Materials provided >>
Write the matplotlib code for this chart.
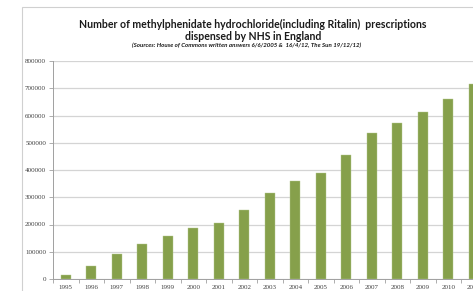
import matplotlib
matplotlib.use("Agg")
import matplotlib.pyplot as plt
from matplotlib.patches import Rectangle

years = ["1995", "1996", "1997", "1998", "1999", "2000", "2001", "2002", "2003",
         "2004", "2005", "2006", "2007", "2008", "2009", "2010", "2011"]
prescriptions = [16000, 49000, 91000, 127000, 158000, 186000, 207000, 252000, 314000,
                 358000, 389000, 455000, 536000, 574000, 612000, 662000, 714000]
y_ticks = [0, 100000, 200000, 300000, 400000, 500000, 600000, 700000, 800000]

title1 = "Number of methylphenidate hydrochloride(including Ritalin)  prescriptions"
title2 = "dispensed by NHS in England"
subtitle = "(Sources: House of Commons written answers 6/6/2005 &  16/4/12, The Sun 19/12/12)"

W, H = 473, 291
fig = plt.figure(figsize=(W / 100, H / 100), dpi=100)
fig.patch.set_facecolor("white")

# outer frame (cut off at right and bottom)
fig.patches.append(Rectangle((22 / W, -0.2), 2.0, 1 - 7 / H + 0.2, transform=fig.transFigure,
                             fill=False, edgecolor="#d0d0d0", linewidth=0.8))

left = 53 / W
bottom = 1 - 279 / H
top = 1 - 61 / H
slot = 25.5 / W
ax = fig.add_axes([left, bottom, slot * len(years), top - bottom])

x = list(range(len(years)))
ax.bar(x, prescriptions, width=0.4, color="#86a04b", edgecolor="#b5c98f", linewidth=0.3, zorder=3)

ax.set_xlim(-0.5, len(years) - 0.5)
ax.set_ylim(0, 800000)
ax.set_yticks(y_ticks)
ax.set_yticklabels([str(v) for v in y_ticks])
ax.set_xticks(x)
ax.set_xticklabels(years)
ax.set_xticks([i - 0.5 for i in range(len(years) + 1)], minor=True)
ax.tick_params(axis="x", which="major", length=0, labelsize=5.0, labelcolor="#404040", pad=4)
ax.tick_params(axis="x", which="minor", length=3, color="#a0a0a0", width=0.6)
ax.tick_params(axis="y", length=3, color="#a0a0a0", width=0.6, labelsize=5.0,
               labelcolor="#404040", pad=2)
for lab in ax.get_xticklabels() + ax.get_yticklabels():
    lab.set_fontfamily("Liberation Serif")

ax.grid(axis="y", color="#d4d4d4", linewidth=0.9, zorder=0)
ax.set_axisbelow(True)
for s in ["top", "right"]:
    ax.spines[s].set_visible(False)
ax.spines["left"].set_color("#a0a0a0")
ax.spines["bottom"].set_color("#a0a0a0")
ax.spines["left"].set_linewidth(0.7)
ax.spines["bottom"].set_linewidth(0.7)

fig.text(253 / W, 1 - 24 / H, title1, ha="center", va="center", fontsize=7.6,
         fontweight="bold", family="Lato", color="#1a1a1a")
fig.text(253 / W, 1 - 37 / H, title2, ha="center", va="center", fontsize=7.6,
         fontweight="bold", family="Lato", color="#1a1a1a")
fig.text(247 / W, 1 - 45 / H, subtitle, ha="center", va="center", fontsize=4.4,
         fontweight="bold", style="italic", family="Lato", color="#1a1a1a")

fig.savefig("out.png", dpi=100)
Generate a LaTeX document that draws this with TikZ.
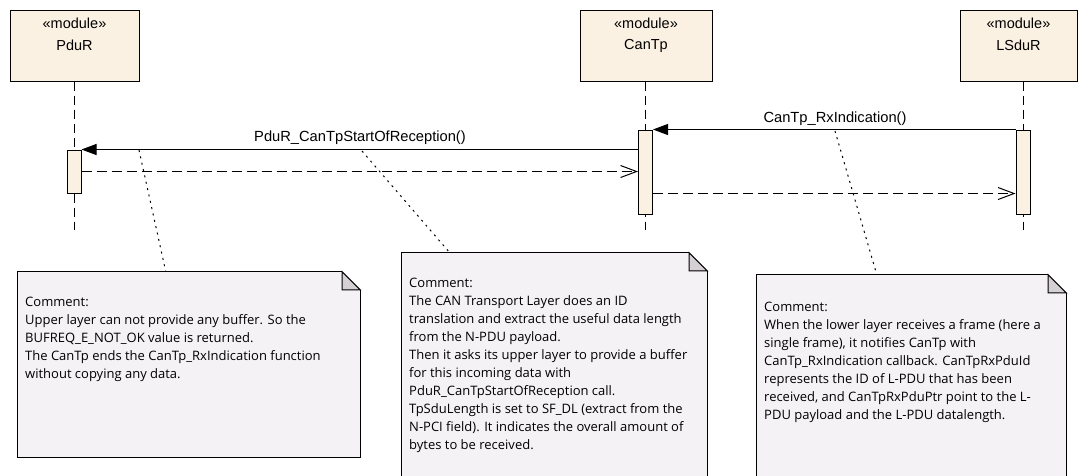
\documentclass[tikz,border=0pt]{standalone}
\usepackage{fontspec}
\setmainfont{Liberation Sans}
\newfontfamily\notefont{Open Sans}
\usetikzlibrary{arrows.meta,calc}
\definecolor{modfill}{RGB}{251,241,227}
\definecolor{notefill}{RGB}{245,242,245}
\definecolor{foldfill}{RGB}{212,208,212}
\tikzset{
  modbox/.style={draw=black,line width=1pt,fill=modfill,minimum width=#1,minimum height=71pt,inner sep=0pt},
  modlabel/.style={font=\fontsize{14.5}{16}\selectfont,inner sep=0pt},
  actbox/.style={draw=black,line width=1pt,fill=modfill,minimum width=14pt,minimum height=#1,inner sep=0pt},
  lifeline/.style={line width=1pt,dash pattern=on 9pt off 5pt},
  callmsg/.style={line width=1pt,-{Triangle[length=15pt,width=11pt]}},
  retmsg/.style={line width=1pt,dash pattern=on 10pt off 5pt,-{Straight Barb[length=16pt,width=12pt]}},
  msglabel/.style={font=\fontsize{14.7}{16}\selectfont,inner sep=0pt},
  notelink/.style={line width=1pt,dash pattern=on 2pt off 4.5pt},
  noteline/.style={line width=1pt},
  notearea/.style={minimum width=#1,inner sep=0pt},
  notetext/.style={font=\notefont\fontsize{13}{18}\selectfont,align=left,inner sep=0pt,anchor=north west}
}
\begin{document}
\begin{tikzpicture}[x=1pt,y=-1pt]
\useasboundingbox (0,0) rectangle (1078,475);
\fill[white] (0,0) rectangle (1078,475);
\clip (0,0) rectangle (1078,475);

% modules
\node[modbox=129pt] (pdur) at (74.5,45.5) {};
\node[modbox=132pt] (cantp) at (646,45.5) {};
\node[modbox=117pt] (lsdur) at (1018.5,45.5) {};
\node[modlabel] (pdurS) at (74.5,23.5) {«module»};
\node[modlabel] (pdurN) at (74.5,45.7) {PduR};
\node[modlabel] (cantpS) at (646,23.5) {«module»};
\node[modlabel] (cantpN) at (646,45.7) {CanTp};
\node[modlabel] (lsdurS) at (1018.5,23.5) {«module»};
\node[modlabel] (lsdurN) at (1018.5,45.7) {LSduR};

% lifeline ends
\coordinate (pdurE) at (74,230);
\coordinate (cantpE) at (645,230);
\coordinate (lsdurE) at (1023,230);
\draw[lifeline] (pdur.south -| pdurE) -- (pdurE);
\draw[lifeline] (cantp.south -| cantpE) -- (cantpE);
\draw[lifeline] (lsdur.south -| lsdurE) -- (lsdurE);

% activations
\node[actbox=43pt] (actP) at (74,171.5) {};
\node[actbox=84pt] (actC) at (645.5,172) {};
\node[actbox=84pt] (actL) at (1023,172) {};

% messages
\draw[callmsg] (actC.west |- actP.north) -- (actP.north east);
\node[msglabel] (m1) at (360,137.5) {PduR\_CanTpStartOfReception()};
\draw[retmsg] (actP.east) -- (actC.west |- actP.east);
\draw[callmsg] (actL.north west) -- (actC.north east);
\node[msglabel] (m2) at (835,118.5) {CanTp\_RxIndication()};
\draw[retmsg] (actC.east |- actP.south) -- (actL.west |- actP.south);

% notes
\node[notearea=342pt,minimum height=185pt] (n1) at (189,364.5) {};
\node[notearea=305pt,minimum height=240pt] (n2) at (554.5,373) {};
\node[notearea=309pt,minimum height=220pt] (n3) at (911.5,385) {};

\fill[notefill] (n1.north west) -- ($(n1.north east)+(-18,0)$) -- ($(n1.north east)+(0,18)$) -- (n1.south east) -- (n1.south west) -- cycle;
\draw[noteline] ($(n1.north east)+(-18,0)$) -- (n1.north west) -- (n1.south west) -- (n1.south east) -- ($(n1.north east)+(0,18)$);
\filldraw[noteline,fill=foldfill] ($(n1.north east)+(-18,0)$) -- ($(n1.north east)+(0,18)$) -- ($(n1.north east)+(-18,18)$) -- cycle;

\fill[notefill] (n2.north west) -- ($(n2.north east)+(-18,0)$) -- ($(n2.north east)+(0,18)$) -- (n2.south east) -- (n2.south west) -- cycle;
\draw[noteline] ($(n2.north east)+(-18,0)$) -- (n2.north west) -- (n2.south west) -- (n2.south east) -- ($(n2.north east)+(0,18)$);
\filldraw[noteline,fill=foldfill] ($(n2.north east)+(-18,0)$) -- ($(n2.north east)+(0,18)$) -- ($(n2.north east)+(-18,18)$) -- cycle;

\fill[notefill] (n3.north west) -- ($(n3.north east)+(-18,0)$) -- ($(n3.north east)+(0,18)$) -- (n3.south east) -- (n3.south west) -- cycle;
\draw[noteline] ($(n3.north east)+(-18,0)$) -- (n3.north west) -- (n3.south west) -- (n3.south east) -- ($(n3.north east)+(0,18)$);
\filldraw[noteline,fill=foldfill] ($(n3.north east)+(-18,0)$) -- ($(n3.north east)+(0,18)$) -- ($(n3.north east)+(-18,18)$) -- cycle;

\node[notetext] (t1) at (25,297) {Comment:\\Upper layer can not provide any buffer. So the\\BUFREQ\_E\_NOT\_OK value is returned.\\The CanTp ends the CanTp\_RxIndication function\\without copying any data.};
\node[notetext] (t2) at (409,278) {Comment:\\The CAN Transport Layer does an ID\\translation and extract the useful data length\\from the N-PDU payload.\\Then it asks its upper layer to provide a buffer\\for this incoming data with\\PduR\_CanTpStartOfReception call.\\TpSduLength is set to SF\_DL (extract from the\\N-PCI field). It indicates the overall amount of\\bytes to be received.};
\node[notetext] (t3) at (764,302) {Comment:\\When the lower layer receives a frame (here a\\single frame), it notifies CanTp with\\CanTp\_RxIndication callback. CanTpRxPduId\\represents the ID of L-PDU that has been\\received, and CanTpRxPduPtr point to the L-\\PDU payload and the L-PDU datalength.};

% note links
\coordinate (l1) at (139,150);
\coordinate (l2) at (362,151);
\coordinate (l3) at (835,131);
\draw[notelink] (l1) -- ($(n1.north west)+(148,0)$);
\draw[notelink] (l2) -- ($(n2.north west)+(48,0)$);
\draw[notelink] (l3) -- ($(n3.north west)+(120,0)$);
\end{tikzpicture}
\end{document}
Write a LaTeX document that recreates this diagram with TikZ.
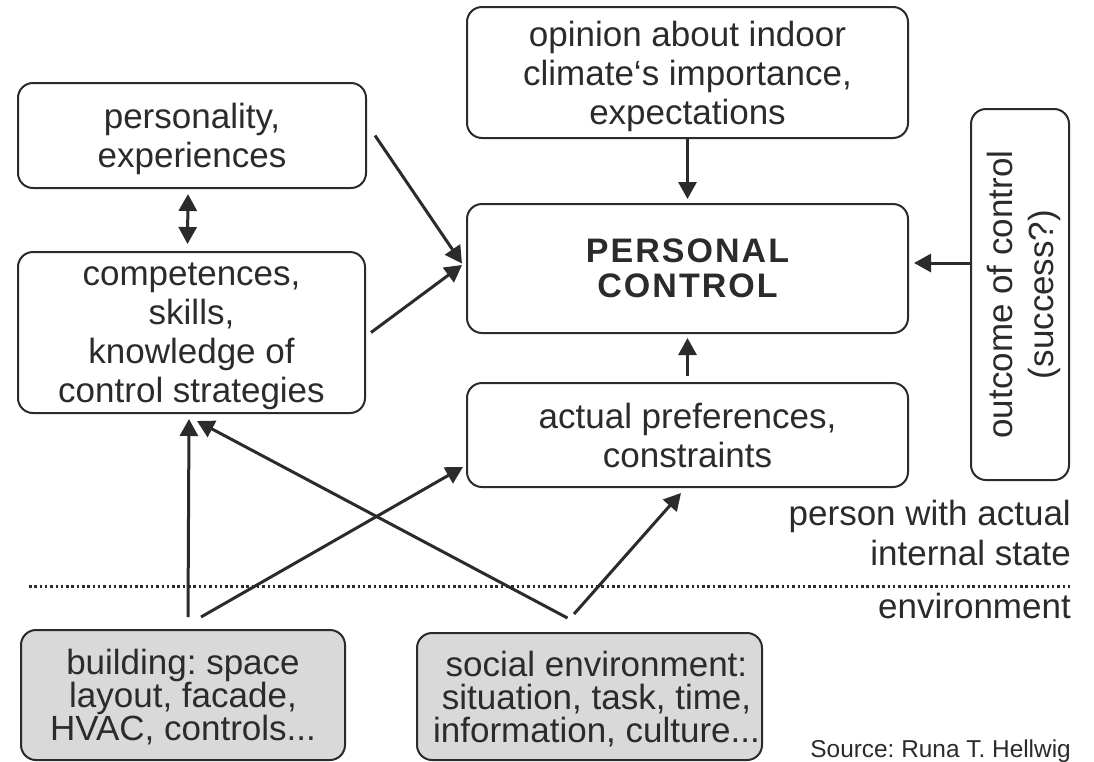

Direction >> Begin with the first line of the records and repeat every line up to the one with "from matplotlib.patches import Rectangle", counting that line too. Pictures are not part of the copy.

Answer to the task >>
Write the matplotlib code for this chart.
import matplotlib
matplotlib.use("Agg")
import matplotlib.pyplot as plt
from matplotlib.patches import Rectangle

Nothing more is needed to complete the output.